Your task is to give the listing below back word for word, pictures excluded.
─── GIVEN MATERIAL ───
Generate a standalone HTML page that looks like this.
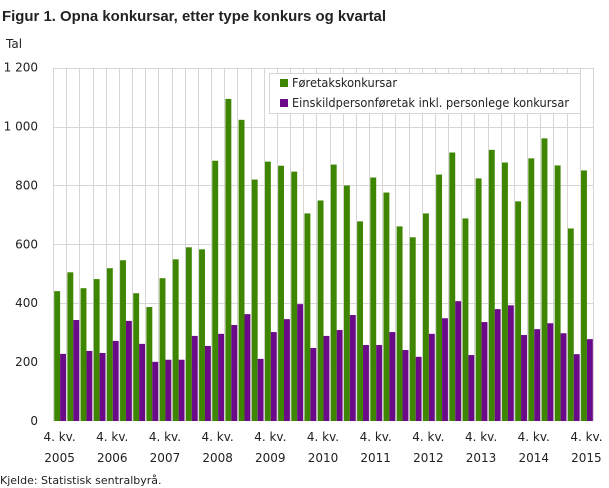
<!DOCTYPE html>
<html><head><meta charset="utf-8"><style>
body{margin:0;background:#fff;}
svg{display:block;font-family:"DejaVu Sans","Liberation Sans",sans-serif;}
</style></head><body>
<svg id="c" width="609" height="488" xmlns="http://www.w3.org/2000/svg">
<text x="2" y="21" font-size="15" font-weight="bold" fill="#222" style="font-family:'Liberation Sans',sans-serif" textLength="384" lengthAdjust="spacingAndGlyphs">Figur 1. Opna konkursar, etter type konkurs og kvartal</text>
<text x="6" y="48" font-size="12" fill="#222">Tal</text>
<g id="grid" stroke="#d6d6d6" stroke-width="1"></g>
<g id="bars"></g>
<g font-size="12" fill="#222" text-anchor="end" id="yl"></g>
<g font-size="12" fill="#222" text-anchor="middle" id="xl"></g>
<rect x="269.5" y="73.5" width="311" height="40" fill="#fff" stroke="#d6d6d6"/>
<rect x="280" y="79" width="8" height="8" fill="#3f8600"/>
<text x="292" y="87" font-size="12" fill="#222" textLength="105" lengthAdjust="spacingAndGlyphs">Føretakskonkursar</text>
<rect x="280" y="99" width="8" height="8" fill="#6a0a88"/>
<text x="292" y="107" font-size="12" fill="#222" textLength="277" lengthAdjust="spacingAndGlyphs">Einskildpersonføretak inkl. personlege konkursar</text>
<text x="0" y="484" font-size="11" fill="#222">Kjelde: Statistisk sentralbyrå.</text>
</svg>
<script>
var g=[441,505,451,482,519,546,434,387,485,549,590,583,884,1094,1023,820,881,867,847,705,749,871,800,678,827,776,661,624,705,837,912,688,824,921,878,746,892,960,868,654,851];
var p=[228,343,238,231,272,340,262,201,208,208,289,255,296,326,363,211,302,346,397,248,289,309,360,258,258,302,241,218,296,349,407,224,336,380,393,292,312,332,298,227,278];
var ns="http://www.w3.org/2000/svg",L=53,R=593,B=421,T=67.7,w=(R-L)/41,k=(B-T)/1200;
function el(t,a,par,txt){var e=document.createElementNS(ns,t);for(var q in a)e.setAttribute(q,a[q]);if(txt!==undefined)e.textContent=txt;document.getElementById(par).appendChild(e);}
for(var i=0;i<=41;i++){var x=Math.round(L+i*w)+0.5;el('line',{x1:x,x2:x,y1:T,y2:B},'grid');}
for(var v=200;v<=1200;v+=200){var y=Math.round(B-v*k)+0.5;el('line',{x1:L,x2:R,y1:y,y2:y},'grid');}
for(var v=0;v<=1200;v+=200){el('text',{x:38,y:B-v*k+4},'yl',v>=1000?(v/1000|0)+' '+String(v%1000).padStart(3,'0'):String(v));}
for(var i=0;i<41;i++){var x=L+i*w;
el('rect',{x:x+1.2,y:B-g[i]*k,width:5.9,height:g[i]*k,fill:'#3f8600'},'bars');
el('rect',{x:x+7.1,y:B-p[i]*k,width:5.9,height:p[i]*k,fill:'#6a0a88'},'bars');}
for(var j=0;j<=10;j++){var cx=L+(j*4+0.5)*w;el('text',{x:cx,y:441},'xl','4. kv.');el('text',{x:cx,y:462},'xl',String(2005+j));}
</script>
</body></html>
───
OUTPUT OF THE TASK:
Generate a standalone HTML page that looks like this.
<!DOCTYPE html>
<html><head><meta charset="utf-8"><style>
body{margin:0;background:#fff;}
svg{display:block;font-family:"DejaVu Sans","Liberation Sans",sans-serif;}
</style></head><body>
<svg id="c" width="609" height="488" xmlns="http://www.w3.org/2000/svg">
<text x="2" y="21" font-size="15" font-weight="bold" fill="#222" style="font-family:'Liberation Sans',sans-serif" textLength="384" lengthAdjust="spacingAndGlyphs">Figur 1. Opna konkursar, etter type konkurs og kvartal</text>
<text x="6" y="48" font-size="12" fill="#222">Tal</text>
<g id="grid" stroke="#d6d6d6" stroke-width="1"></g>
<g id="bars"></g>
<g font-size="12" fill="#222" text-anchor="end" id="yl"></g>
<g font-size="12" fill="#222" text-anchor="middle" id="xl"></g>
<rect x="269.5" y="73.5" width="311" height="40" fill="#fff" stroke="#d6d6d6"/>
<rect x="280" y="79" width="8" height="8" fill="#3f8600"/>
<text x="292" y="87" font-size="12" fill="#222" textLength="105" lengthAdjust="spacingAndGlyphs">Føretakskonkursar</text>
<rect x="280" y="99" width="8" height="8" fill="#6a0a88"/>
<text x="292" y="107" font-size="12" fill="#222" textLength="277" lengthAdjust="spacingAndGlyphs">Einskildpersonføretak inkl. personlege konkursar</text>
<text x="0" y="484" font-size="11" fill="#222">Kjelde: Statistisk sentralbyrå.</text>
</svg>
<script>
var g=[441,505,451,482,519,546,434,387,485,549,590,583,884,1094,1023,820,881,867,847,705,749,871,800,678,827,776,661,624,705,837,912,688,824,921,878,746,892,960,868,654,851];
var p=[228,343,238,231,272,340,262,201,208,208,289,255,296,326,363,211,302,346,397,248,289,309,360,258,258,302,241,218,296,349,407,224,336,380,393,292,312,332,298,227,278];
var ns="http://www.w3.org/2000/svg",L=53,R=593,B=421,T=67.7,w=(R-L)/41,k=(B-T)/1200;
function el(t,a,par,txt){var e=document.createElementNS(ns,t);for(var q in a)e.setAttribute(q,a[q]);if(txt!==undefined)e.textContent=txt;document.getElementById(par).appendChild(e);}
for(var i=0;i<=41;i++){var x=Math.round(L+i*w)+0.5;el('line',{x1:x,x2:x,y1:T,y2:B},'grid');}
for(var v=200;v<=1200;v+=200){var y=Math.round(B-v*k)+0.5;el('line',{x1:L,x2:R,y1:y,y2:y},'grid');}
for(var v=0;v<=1200;v+=200){el('text',{x:38,y:B-v*k+4},'yl',v>=1000?(v/1000|0)+' '+String(v%1000).padStart(3,'0'):String(v));}
for(var i=0;i<41;i++){var x=L+i*w;
el('rect',{x:x+1.2,y:B-g[i]*k,width:5.9,height:g[i]*k,fill:'#3f8600'},'bars');
el('rect',{x:x+7.1,y:B-p[i]*k,width:5.9,height:p[i]*k,fill:'#6a0a88'},'bars');}
for(var j=0;j<=10;j++){var cx=L+(j*4+0.5)*w;el('text',{x:cx,y:441},'xl','4. kv.');el('text',{x:cx,y:462},'xl',String(2005+j));}
</script>
</body></html>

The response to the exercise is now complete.